Radhika Nallayam | Aug. 6, 2014
Only 15 percent of Indian CIOs currently use or plan to use the public cloud. Here's why Fortis Healthcare's CIO is one of them.n--

"Our aim was simple — to establish a scalable and cost-effective infrastructure that meets not just the current needs but also the future needs of Fortis. Also, we as a company, were about to take up a whole host of new initiatives, which meant that the load on IT would go up further. Increasing overhead was another problem we faced. We had to be on our toes just to keep the lights on and that's not the situation I wanted my team to be in," says Sood.

Sood saw no sense in throwing more people and money at the problem. He instead decided to start with a clean slate. "We were open to all types of options — public cloud, private cloud, hosting or on-premise," says Sood.

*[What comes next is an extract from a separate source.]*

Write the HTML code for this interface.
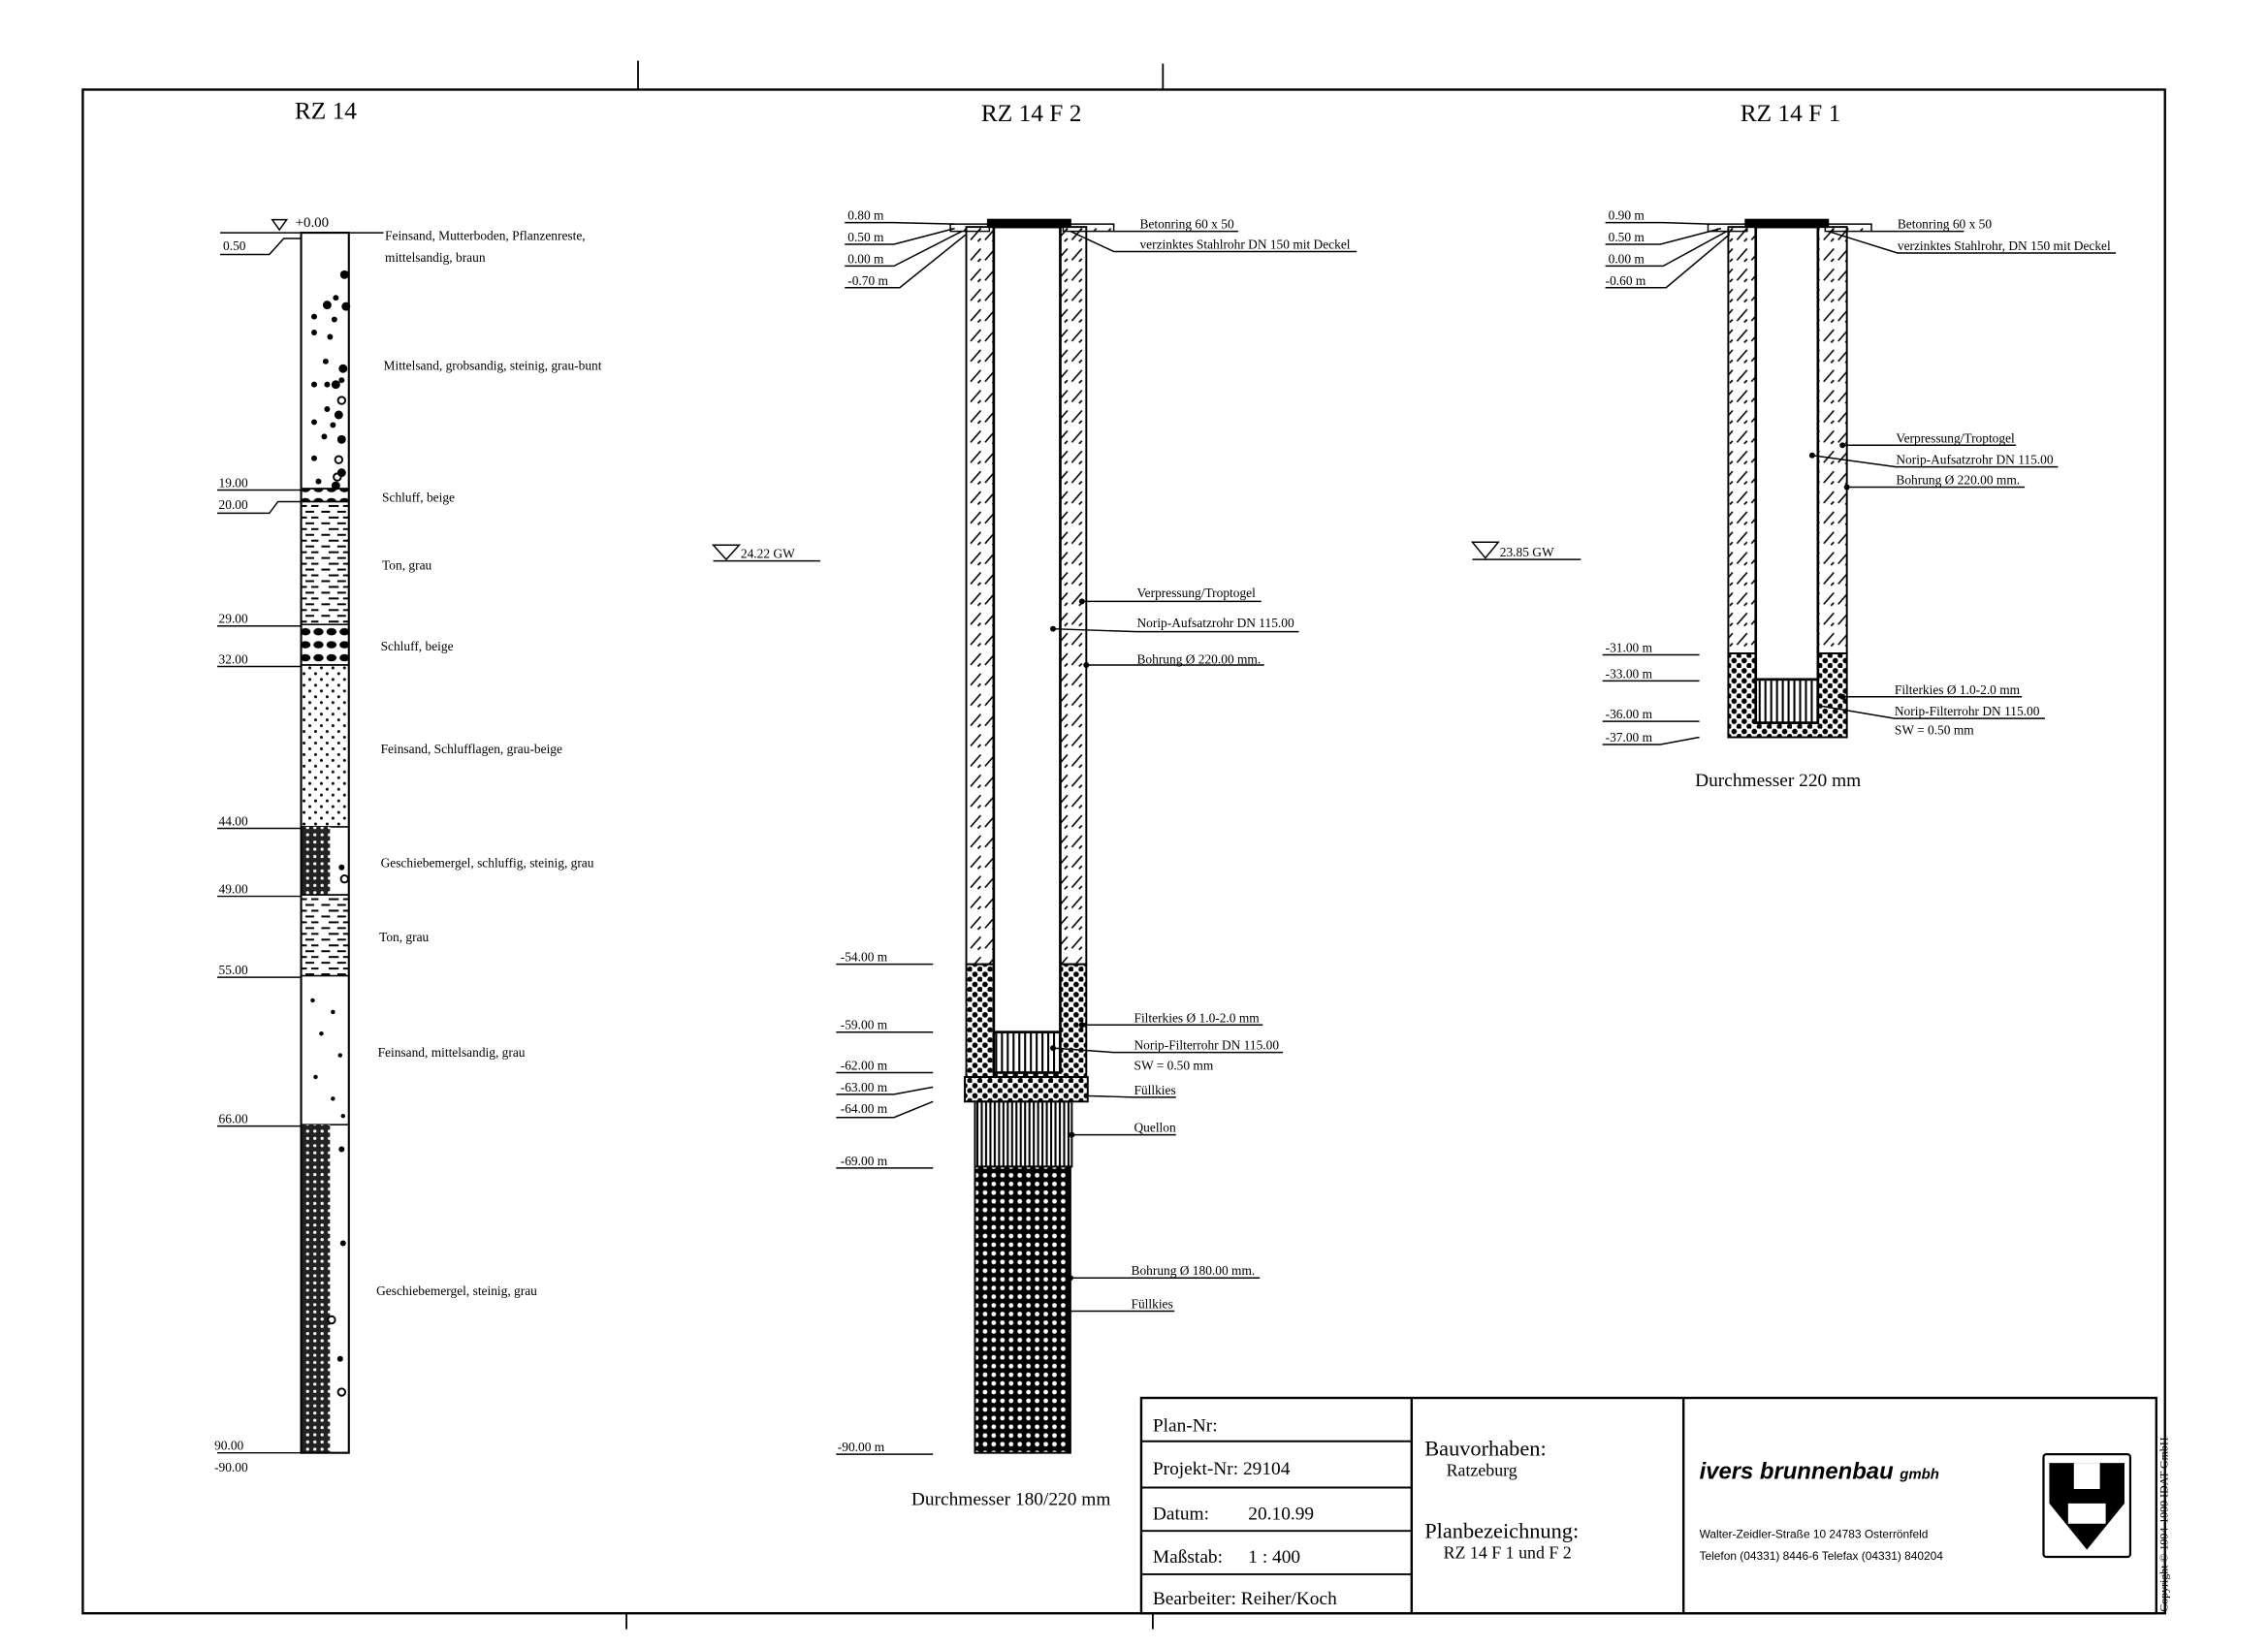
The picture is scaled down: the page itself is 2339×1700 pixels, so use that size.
<!DOCTYPE html>
<html><head><meta charset="utf-8"><style>
html,body{margin:0;padding:0;background:#fff;}
svg{display:block;}
text{font-family:"Liberation Serif",serif;fill:#000;}
</style></head><body>
<svg width="2339" height="1700" viewBox="0 0 1568 1140" xmlns="http://www.w3.org/2000/svg">
<defs>
<pattern id="hatch" width="10" height="14" patternUnits="userSpaceOnUse">
<path d="M1 12 L8 4" stroke="#000" stroke-width="1.1"/><path d="M6 13 L8 11" stroke="#000" stroke-width="1.1"/>
</pattern>
<pattern id="gravel" width="7" height="7" patternUnits="userSpaceOnUse">
<circle cx="2" cy="2" r="1.9" fill="#000"/><circle cx="5.5" cy="5.5" r="1.9" fill="#000"/>
</pattern>
<pattern id="fill2" width="6" height="6" patternUnits="userSpaceOnUse">
<rect width="6" height="6" fill="#000"/><circle cx="3" cy="3" r="1.6" fill="#fff"/>
</pattern>
<pattern id="vlines" width="3" height="10" patternUnits="userSpaceOnUse">
<rect x="0" y="0" width="1.4" height="10" fill="#000"/>
</pattern>
<pattern id="vlines2" width="4" height="10" patternUnits="userSpaceOnUse">
<rect width="4" height="10" fill="#fff"/><rect x="0" y="0" width="1.4" height="10" fill="#000"/>
</pattern>
<pattern id="dash" width="22" height="8" patternUnits="userSpaceOnUse">
<path d="M2 2 H8 M13 2 H19 M7 6 H14 M17 6 H22" stroke="#000" stroke-width="1.4"/>
</pattern>
<pattern id="smalldots" width="8" height="8" patternUnits="userSpaceOnUse">
<circle cx="2" cy="2" r="1" fill="#000"/><circle cx="6" cy="6" r="1" fill="#000"/>
</pattern>
<pattern id="blobs" width="9" height="9" patternUnits="userSpaceOnUse">
<ellipse cx="4" cy="5" rx="3.5" ry="2.5" fill="#000"/>
</pattern>
<pattern id="mergel" width="5" height="5" patternUnits="userSpaceOnUse">
<rect width="5" height="5" fill="#222"/><circle cx="2.5" cy="2.5" r="1.1" fill="#fff"/>
</pattern>
</defs>

<rect x="57" y="62" width="1440" height="1054" fill="none" stroke="#000" stroke-width="1.6"/>
<path d="M441 42 V62 M804 44 V62 M433 1116 V1127 M797 1116 V1127" stroke="#000" stroke-width="1.2"/>

<text x="225" y="82" font-size="17" text-anchor="middle">RZ 14</text>
<text x="713" y="84" font-size="17" text-anchor="middle">RZ 14 F 2</text>
<text x="1238" y="84" font-size="17" text-anchor="middle">RZ 14 F 1</text>

<g stroke="#000">
<rect x="208" y="161" width="33" height="177" fill="#fff"/>
<rect x="208" y="338" width="33" height="9" fill="url(#blobs)"/>
<rect x="208" y="347" width="33" height="85" fill="url(#dash)"/>
<rect x="208" y="432" width="33" height="28" fill="url(#blobs)"/>
<rect x="208" y="460" width="33" height="112" fill="url(#smalldots)"/>
<rect x="208" y="572" width="33" height="47" fill="#fff"/>
<rect x="208" y="572" width="20" height="47" fill="url(#mergel)" stroke="none"/>
<rect x="208" y="619" width="33" height="56" fill="url(#dash)"/>
<rect x="208" y="675" width="33" height="103" fill="#fff"/>
<rect x="208" y="778" width="33" height="227" fill="#fff"/>
<rect x="208" y="778" width="20" height="227" fill="url(#mergel)" stroke="none"/>
<rect x="208" y="161" width="33" height="844" fill="none" stroke-width="1.4"/>
</g>
<g fill="#000">
<circle cx="238" cy="190" r="3"/><circle cx="232" cy="206" r="2"/><circle cx="226" cy="211" r="3"/><circle cx="239" cy="212" r="3"/>
<circle cx="217" cy="219" r="2"/><circle cx="231" cy="221" r="2"/><circle cx="217" cy="230" r="2"/><circle cx="228" cy="233" r="2"/>
<circle cx="225" cy="250" r="2"/><circle cx="237" cy="255" r="3"/><circle cx="236" cy="263" r="2"/><circle cx="217" cy="266" r="2"/>
<circle cx="226" cy="266" r="2"/><circle cx="232" cy="266" r="3"/><circle cx="226" cy="283" r="2"/><circle cx="234" cy="287" r="3"/>
<circle cx="217" cy="292" r="2"/><circle cx="230" cy="294" r="2"/><circle cx="224" cy="302" r="2"/><circle cx="236" cy="304" r="3"/>
<circle cx="217" cy="317" r="2"/><circle cx="236" cy="327" r="3"/><circle cx="220" cy="333" r="2"/><circle cx="232" cy="336" r="3"/>
<circle cx="216" cy="692" r="1.5"/><circle cx="230" cy="700" r="1.5"/><circle cx="222" cy="715" r="1.5"/><circle cx="235" cy="730" r="1.5"/>
<circle cx="218" cy="745" r="1.5"/><circle cx="230" cy="760" r="1.5"/><circle cx="237" cy="772" r="1.5"/>
<circle cx="236" cy="795" r="2"/><circle cx="237" cy="860" r="2"/><circle cx="235" cy="940" r="2"/><circle cx="236" cy="600" r="2"/>
</g>
<g fill="none" stroke="#000" stroke-width="1.3">
<circle cx="234" cy="318" r="2.5"/><circle cx="233" cy="330" r="2.5"/><circle cx="236" cy="277" r="2.5"/><circle cx="229" cy="913" r="2.5"/><circle cx="236" cy="963" r="2.5"/><circle cx="238" cy="608" r="2.5"/>
</g>
<g stroke="#000" stroke-width="1" fill="none">
<path d="M152 161 H265"/><path d="M188 152 H198 L193 159 Z"/>
<path d="M152 176 H186 L196 165 H208"/>
<path d="M150 339 H208 M150 355 H186 L192 347 H208 M150 433 H208 M150 461 H208 M150 573 H208 M150 620 H208 M150 676 H208 M150 779 H208 M150 1005 H208"/>
</g>
<g font-size="9">
<text x="204" y="157" font-size="10">+0.00</text>
<text x="154" y="173">0.50</text>
<text x="151" y="337">19.00</text><text x="151" y="352">20.00</text><text x="151" y="431">29.00</text><text x="151" y="459">32.00</text>
<text x="151" y="571">44.00</text><text x="151" y="618">49.00</text><text x="151" y="674">55.00</text><text x="151" y="777">66.00</text>
<text x="148" y="1003">90.00</text><text x="148" y="1018">-90.00</text>
<text x="266" y="166">Feinsand, Mutterboden, Pflanzenreste,</text>
<text x="266" y="181">mittelsandig, braun</text>
<text x="265" y="256">Mittelsand, grobsandig, steinig, grau-bunt</text>
<text x="264" y="347">Schluff, beige</text>
<text x="264" y="394">Ton, grau</text>
<text x="263" y="450">Schluff, beige</text>
<text x="263" y="521">Feinsand, Schlufflagen, grau-beige</text>
<text x="263" y="600">Geschiebemergel, schluffig, steinig, grau</text>
<text x="262" y="651">Ton, grau</text>
<text x="261" y="731">Feinsand, mittelsandig, grau</text>
<text x="260" y="896">Geschiebemergel, steinig, grau</text>
</g>

<g stroke="#000" stroke-width="1.3">
<rect x="668" y="157" width="19" height="510" fill="url(#hatch)"/>
<rect x="733" y="157" width="18" height="510" fill="url(#hatch)"/>
<rect x="668" y="667" width="83" height="78" fill="url(#gravel)"/>
<rect x="687" y="157" width="46" height="557" fill="#fff" stroke-width="1.8"/>
<rect x="687" y="714" width="46" height="28" fill="url(#vlines2)" stroke-width="1.8"/>
<rect x="667" y="745" width="85" height="17" fill="url(#gravel)"/>
<rect x="674" y="762" width="67" height="45" fill="url(#vlines)"/>
<rect x="674" y="807" width="66" height="198" fill="url(#fill2)"/>
<rect x="683" y="152" width="57" height="5" fill="#000"/>
<rect x="657" y="155" width="27" height="5" fill="url(#hatch)" stroke-width="1"/>
<rect x="735" y="155" width="35" height="5" fill="url(#hatch)" stroke-width="1"/>
</g>
<g stroke="#000" stroke-width="1" fill="none">
<path d="M584 154 H618 L660 155"/><path d="M584 169 H618 L660 158"/><path d="M584 184 H618 L665 160"/><path d="M584 199 H622 L668 162"/>
<path d="M578 667 H645 M578 714 H645 M578 742 H645 M578 757 H618 L645 752 M578 773 H618 L645 762 M578 808 H645 M578 1006 H645"/>
<path d="M493 377 H511 L502 387 Z"/><path d="M493 388 H567"/>
<path d="M770 160 H856"/><path d="M740 160 L770 174 H938"/>
<path d="M748 416 H872"/><path d="M728 435 L786 437 H898"/><path d="M751 460 H874"/>
<path d="M748 709 H873"/><path d="M728 725 L770 728 H887"/><path d="M750 758 L784 759 H813"/>
<path d="M741 785 H813"/><path d="M740 884 H871"/><path d="M740 907 H812"/>
</g>
<g fill="#000"><circle cx="748" cy="416" r="2"/><circle cx="728" cy="435" r="2"/><circle cx="751" cy="460" r="2"/><circle cx="748" cy="709" r="2"/><circle cx="728" cy="725" r="2"/><circle cx="741" cy="785" r="2"/><circle cx="740" cy="884" r="2"/></g>
<g font-size="9">
<text x="586" y="152">0.80  m</text><text x="586" y="167">0.50  m</text><text x="586" y="182">0.00  m</text><text x="586" y="197">-0.70  m</text>
<text x="581" y="665">-54.00  m</text><text x="581" y="712">-59.00  m</text><text x="581" y="740">-62.00  m</text><text x="581" y="755">-63.00  m</text><text x="581" y="770">-64.00  m</text><text x="581" y="806">-69.00  m</text><text x="579" y="1004">-90.00  m</text>
<text x="512" y="386">24.22 GW</text>
<text x="788" y="158">Betonring 60 x 50</text>
<text x="788" y="172">verzinktes Stahlrohr DN 150 mit Deckel</text>
<text x="786" y="413">Verpressung/Troptogel</text>
<text x="786" y="434">Norip-Aufsatzrohr DN 115.00</text>
<text x="786" y="459">Bohrung Ø 220.00 mm.</text>
<text x="784" y="707">Filterkies Ø 1.0-2.0 mm</text>
<text x="784" y="726">Norip-Filterrohr DN 115.00</text>
<text x="784" y="740">SW = 0.50 mm</text>
<text x="784" y="757">Füllkies</text>
<text x="784" y="783">Quellon</text>
<text x="782" y="882">Bohrung Ø 180.00 mm.</text>
<text x="782" y="905">Füllkies</text>
</g>
<text x="630" y="1041" font-size="13">Durchmesser 180/220 mm</text>

<g stroke="#000" stroke-width="1.3">
<rect x="1195" y="157" width="19" height="295" fill="url(#hatch)"/>
<rect x="1257" y="157" width="20" height="295" fill="url(#hatch)"/>
<rect x="1195" y="452" width="82" height="58" fill="url(#gravel)"/>
<rect x="1214" y="157" width="43" height="313" fill="#fff" stroke-width="1.8"/>
<rect x="1214" y="470" width="43" height="30" fill="url(#vlines2)" stroke-width="1.8"/>
<rect x="1207" y="152" width="57" height="5" fill="#000"/>
<rect x="1181" y="155" width="27" height="5" fill="url(#hatch)" stroke-width="1"/>
<rect x="1262" y="155" width="32" height="5" fill="url(#hatch)" stroke-width="1"/>
</g>
<g stroke="#000" stroke-width="1" fill="none">
<path d="M1110 154 H1150 L1182 155"/><path d="M1110 169 H1148 L1190 158"/><path d="M1110 184 H1150 L1194 160"/><path d="M1110 199 H1152 L1196 162"/>
<path d="M1108 453 H1175 M1108 471 H1175 M1108 499 H1175 M1108 515 H1148 L1175 510"/>
<path d="M1018 375 H1036 L1027 386 Z"/><path d="M1018 387 H1093"/>
<path d="M1294 160 H1358"/><path d="M1264 160 L1312 175 H1463"/>
<path d="M1274 308 H1394"/><path d="M1253 315 L1311 323 H1423"/><path d="M1277 337 H1400"/>
<path d="M1274 482 H1398"/><path d="M1257 488 L1310 497 H1414"/>
</g>
<g fill="#000"><circle cx="1274" cy="308" r="2"/><circle cx="1253" cy="315" r="2"/><circle cx="1277" cy="337" r="2"/><circle cx="1274" cy="482" r="2"/></g>
<g font-size="9">
<text x="1112" y="152">0.90  m</text><text x="1112" y="167">0.50  m</text><text x="1112" y="182">0.00  m</text><text x="1110" y="197">-0.60  m</text>
<text x="1110" y="451">-31.00  m</text><text x="1110" y="469">-33.00  m</text><text x="1110" y="497">-36.00  m</text><text x="1110" y="513">-37.00  m</text>
<text x="1037" y="385">23.85 GW</text>
<text x="1312" y="158">Betonring 60 x 50</text>
<text x="1312" y="173">verzinktes Stahlrohr, DN 150 mit Deckel</text>
<text x="1311" y="306">Verpressung/Troptogel</text>
<text x="1311" y="321">Norip-Aufsatzrohr DN 115.00</text>
<text x="1311" y="335">Bohrung Ø 220.00 mm.</text>
<text x="1310" y="480">Filterkies Ø 1.0-2.0 mm</text>
<text x="1310" y="495">Norip-Filterrohr DN 115.00</text>
<text x="1310" y="508">SW = 0.50 mm</text>
</g>
<text x="1172" y="544" font-size="13">Durchmesser  220 mm</text>

<g stroke="#000" stroke-width="1.6" fill="none">
<rect x="789" y="967" width="702" height="149"/>
<path d="M976 967 V1116 M1164 967 V1116"/>
<path d="M789 997 H976 M789 1029 H976 M789 1059 H976 M789 1089 H976" stroke-width="1.3"/>
</g>
<g font-size="13">
<text x="797" y="990">Plan-Nr:</text>
<text x="797" y="1020">Projekt-Nr:  29104</text>
<text x="797" y="1051">Datum:</text><text x="863" y="1051">20.10.99</text>
<text x="797" y="1081">Maßstab:</text><text x="863" y="1081">1 : 400</text>
<text x="797" y="1110">Bearbeiter:  Reiher/Koch</text>
</g>
<text x="985" y="1007" font-size="15">Bauvorhaben:</text>
<text x="1000" y="1021" font-size="12">Ratzeburg</text>
<text x="985" y="1064" font-size="15">Planbezeichnung:</text>
<text x="998" y="1078" font-size="12">RZ 14  F 1 und F 2</text>
<text x="1175" y="1023" font-size="16" font-weight="bold" font-style="italic" style="font-family:'Liberation Sans',sans-serif">ivers brunnenbau <tspan font-size="10">gmbh</tspan></text>
<text x="1175" y="1064" font-size="8" style="font-family:'Liberation Sans',sans-serif">Walter-Zeidler-Straße 10    24783 Osterrönfeld</text>
<text x="1175" y="1079" font-size="8" style="font-family:'Liberation Sans',sans-serif">Telefon (04331) 8446-6    Telefax (04331) 840204</text>
<rect x="1413" y="1006" width="60" height="71" fill="none" stroke="#000" stroke-width="1.5" rx="2"/>
<path d="M1417 1012 H1469 V1040 L1443 1072 L1417 1040 Z" fill="#000"/>
<path d="M1434 1012 H1452 V1030 H1434 Z M1430 1040 H1456 V1054 H1430 Z" fill="#fff"/>
<text transform="translate(1499,1115) rotate(-90)" font-size="8">Copyright © 1994-1999 IDAT GmbH</text>
</svg>
</body></html>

With news of Sood scouting for cloud vendors, he quickly became the most popular CIO in town. He was approached by 19 vendors in the coming days, who opened out their long list of specs and benefits on the table. Not the one to get misled easily, Sood prepared a list of business priorities that needed to be met. Business was agnostic to the model of the cloud IT would use, says Sood. "The business wanted performance, availability, and security. From the IT point of view, we needed scalability, flexibility, and lower TCO and the public cloud met all these requirements," he says. 

Moving Out

But one question lingered on: Who in their right minds would move completely to the public cloud?

This was the same question that was bothering Sood's team members. "Tech professionals typically have a hardware-centric mindset. They don't understand why you are telling them to stop worrying about things like adding more servers or more memory. People are used to "seeing" servers and having the latest and greatest tech and the best specs. It was this belief that needed to change," he says.

Sood badly wanted the team's support as they were the ones who were eventually going to execute the project. He worked with them closely and kept them motivated. Once he won that support, Sood's confidence doubled.

Along with the hardware infrastructure, Sood and team moved the bulk of the core applications to the cloud. Fortunately, for Sood, most of the applications used by the company were already built for a virtual environment. That made the migration easier. But it certainly was not trouble-free. The support from OEMs and ISVs was a challenge.

But the results were worth all the trouble, says Sood. But ask him about how happy the end users are, Sood quickly turns into a philosopher. "User expectation is a moving target. Their benchmarks keep moving up," he says.